Even though "Beasts of Burden" is a talking animals story, it's not sanitized for younger readers. "Jill's artwork is really adorable, she draws gorgeous dogs and cats. But bad things happen in these stories," Dorkin said. "And while these aren't R-rated stories, they are kind of PG-13. We just want to make sure that, if a parent sees these cute animals, they also see the blood stains and the skeletons on the sides before they hand them to kids."

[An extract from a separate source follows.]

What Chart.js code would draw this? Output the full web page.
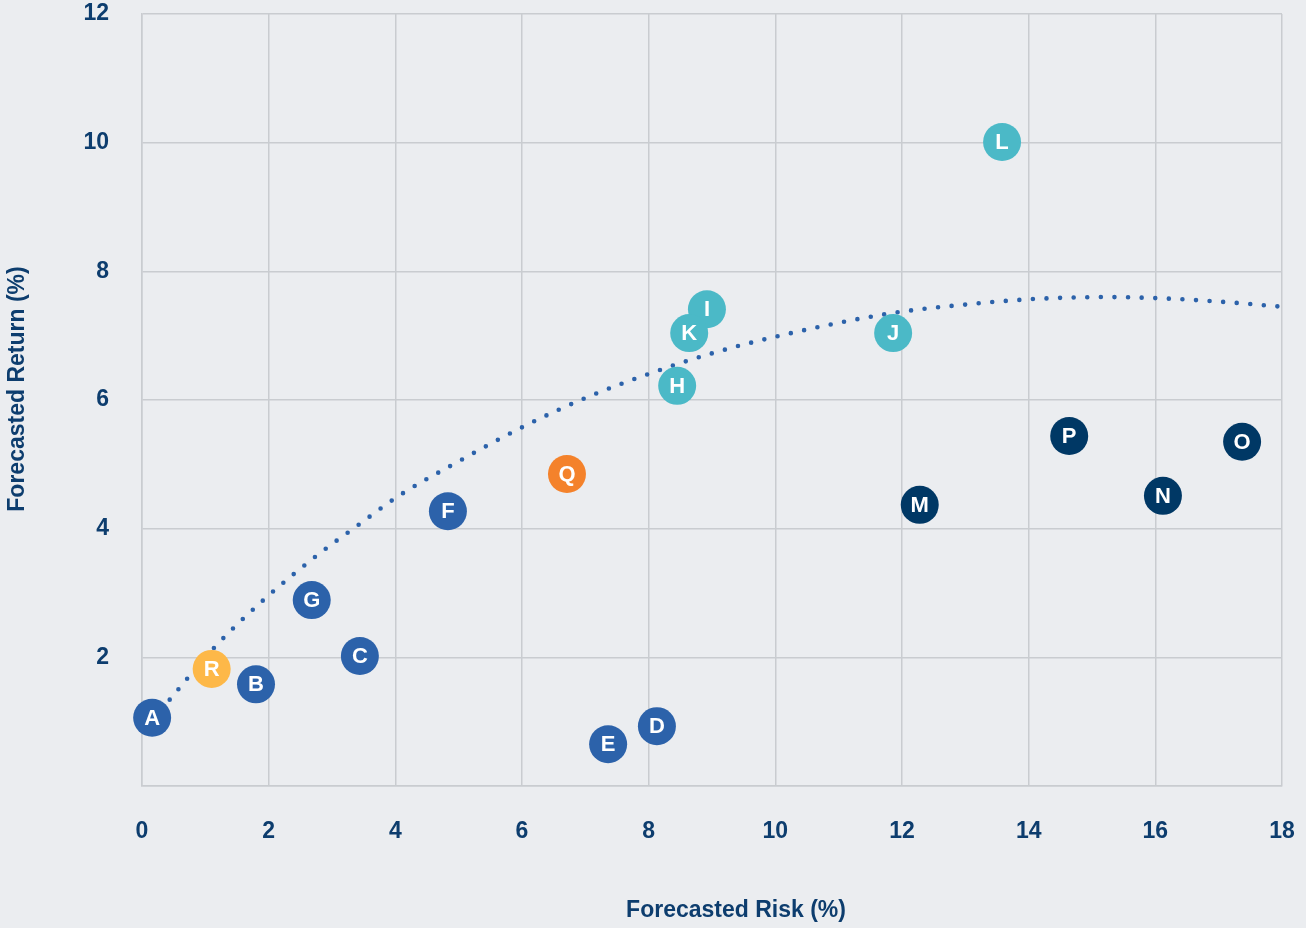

Though a capable artist himself as evidenced by his popular "Milk and Cheese" comics, Evan Dorkin's style does not lend itself readily to horror, something he acknowledges. "When Scott Allie, the editor, read the first story, he thought I was going to draw it. I said, there's no way I could draw this, I'd ruin it. It's going to take me one year to draw a dog looking like a dog decently," Dorkin said. "I didn't want it to be cartoony, I wanted it to have a little bit more oomph. I always saw it as storybooks, and I thought Jill would be perfect for them. And I think she was, and she ended up winning a couple of awards for it. The stuff that she's doing, every issue looks better than anything else. She's putting so much work into it. At this point there's eight or nine dogs and cats, I'm really glad she hasn't quit. I think we make a good team, it's been a lot of fun, a lot of hard work. And I think we've made a good book."
Yes, there's some potentially upsetting material affecting the animals' lives. "I'm not an overtly gory person," Thompson said. "I subscribe to the old-movie style of violence depiction, which is that nothing that I can create is as disgusting as what you can create in your imagination. Of course, in the first issue, there's a bunch of gore. But if there's something really bad that happens, I'd prefer to show what's leading up to it or the aftermath, not the actual impact. I'm a weirdo in that violence to humans makes me sad, but violence to animals makes me sad and angry. Drawing something like that has made me cry while I'm painting it, because I can't imagine doing anything bad to an animal!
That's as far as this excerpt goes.